Our king, the Lord of lords, was brought into the world in the humblest of ways, to the commonest of people, for the sake of the lowly. Corporations like Wal-Mart, Target, and Sears are led by powerful men and women who profit from the greed and materialism of the masses. They pay millions, maybe even billions, in order to put commercials on TV, radio, and billboards seeking to convince you that your life is meaningless without their product. They associate happiness and fulfillment with buying, having, and hoarding. Moreover, these corporations work very hard to be sure they offer the least amount of insurance and protection to the least amount of their employees. When their stock dips too low, they fire hardworking Americans and ship jobs overseas where they can get cheaper labor.
These people are not necessarily malicious themselves, but they are a part of a system working great evil among us, a conspiracy of materialism deceiving millions and leading them away from the kingdom of God that belongs to the poor. And yet, in an irony of ironies, Christians of America are demanding that these same major corporations parrot the announcement of Jesus' birth.
To me, this is both ironic and pitiful. Are we really so desperate for the American culture to acknowledge us and make us comfortable that we want corporate America heralding the arrival of the Savior? Are we really so void of fervor for true Gospel living and authentic Gospel preaching that we need Target and Wal-Mart to pick up the slack? Are we really so ignorant of the revolutionary nature of the Good News that we want to employ Caesar and his minions to prop-up the Kingdom of God in America? I hope not.
So, in the "battle for Christmas," please count me out. I would be happy to celebrate Jesus' birth with the person himself or herself after their shift. But, I don't need or want a representative of powerful corporations wishing me a "Merry Christmas." I am seeking to figure out exactly what my Savior's birth has to say to me as his follower, but I definitely don't need the aid of Macy's in discerning such truths.
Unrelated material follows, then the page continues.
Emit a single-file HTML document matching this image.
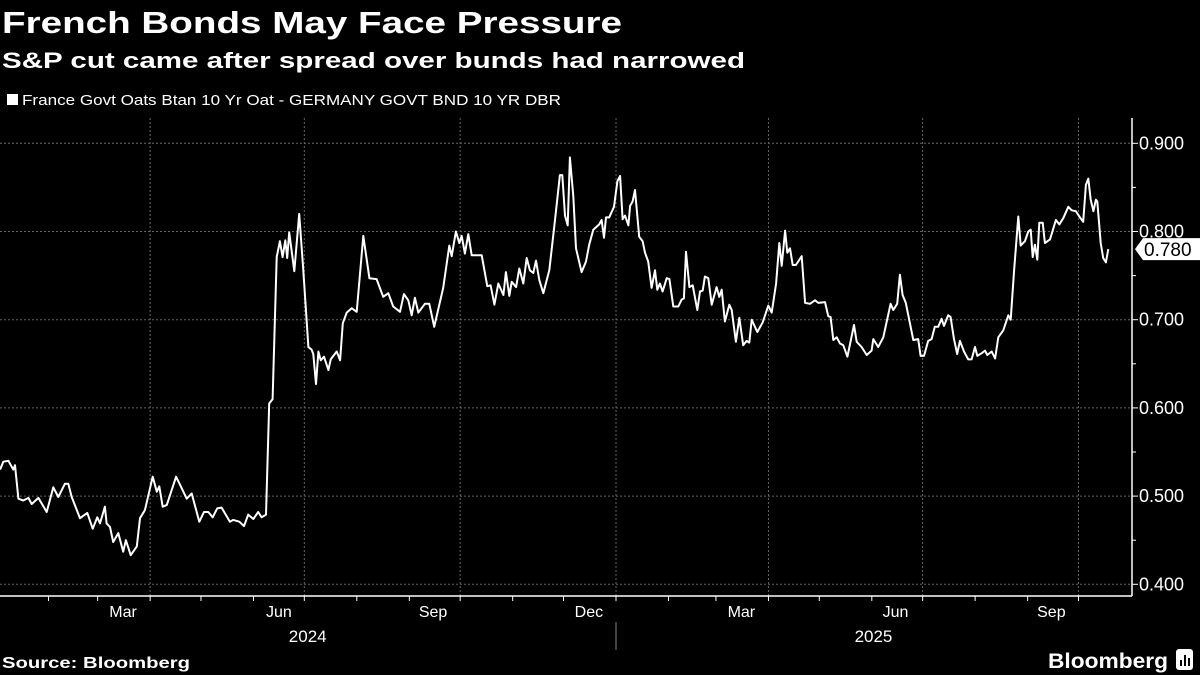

I am a Christian increasingly uncomfortable in our non-Christian/anti-Christian society and that's just fine with me. I should be uncomfortable. I should feel at odds with my culture. That's the way its supposed to be. So, the next time someone wishes me, "Happy Holidays," I'm not going to scowl. I'm going to thank God that the Kingdom is coming to turn everything upside down, and that it all started in a filthy stable in the backwoods of Bethlehem, and that God doesn't need corporate America to bring it all to pass.